Detroit’s auto critics are a funny bunch. For decades they’ve been mocking the idea that Americans could ever love Europe’s small, underpowered, overpriced cars, as Detroit gorged itself on SUV profits. Now that Ford and GM have announced they’re bringing small cars like the Fiesta and Spark to the US, you’re starting to see the pendulum swing twice as hard in the opposite direction. “Yes, there will be a couple of mega-powerful V-8 asphalt eaters at the Detroit show, including the 2011 Cadillac CTS-V Coupe and the 2011 Ford Mustang GT 5.0,” writes Scott Burgess in a Detroit News piece entitled “V-6 engines begin long fade into history.”  “But, it turns out, destiny has determined that the meek four-banger will inherit the earth.” Burgess’s theory follows Ford’s Ecoboost playbook fairly closely: thanks to direct injection and turbocharging, smaller engines can produce more power.
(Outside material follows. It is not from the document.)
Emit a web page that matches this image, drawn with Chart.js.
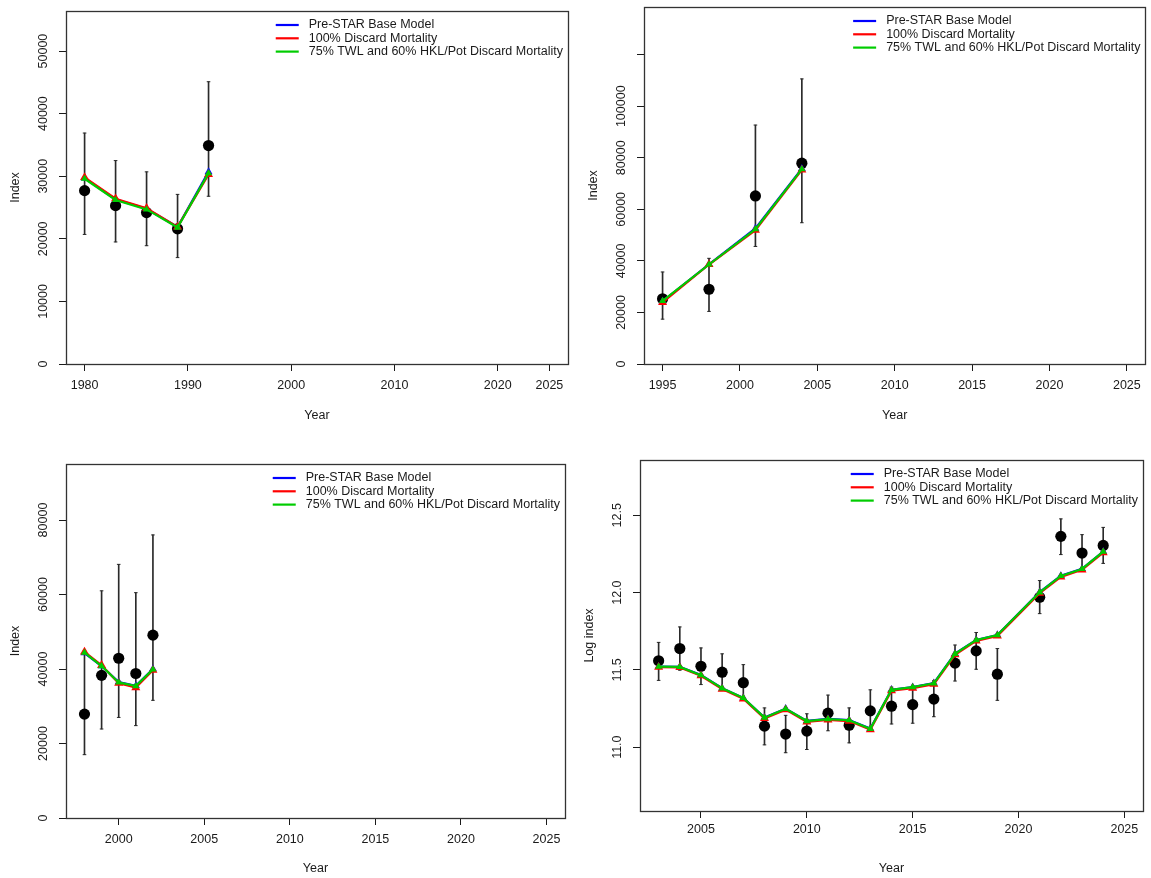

And when you consider that electric hybrids can restore some of the lost poke of a large-displacement engine, the prediction seems all the more likely. Eventually. But just because the new Sonata and Regal aren’t being offered with a V6, doesn’t mean the six-banger is ready for automotive Valhalla just yet. Even Burgess admits that “it may take 10 years or even more.” When do you, TTAC’s Best and Brightest, reckon the six-cylinder option on cars like the Camry, Altima or Impala will fall by the wayside? When will we see the death of the six-cylinder popular sportscar alá the Nissan Z?

Oh, and Burgess? Can we please stop calling all six-cylinder engines “V-6″ now? It confuses the civilians, and everyone’s sick of correcting people when they say their car has a “V-4″ even though it’s clearly not a classic Ford Taunus (etc).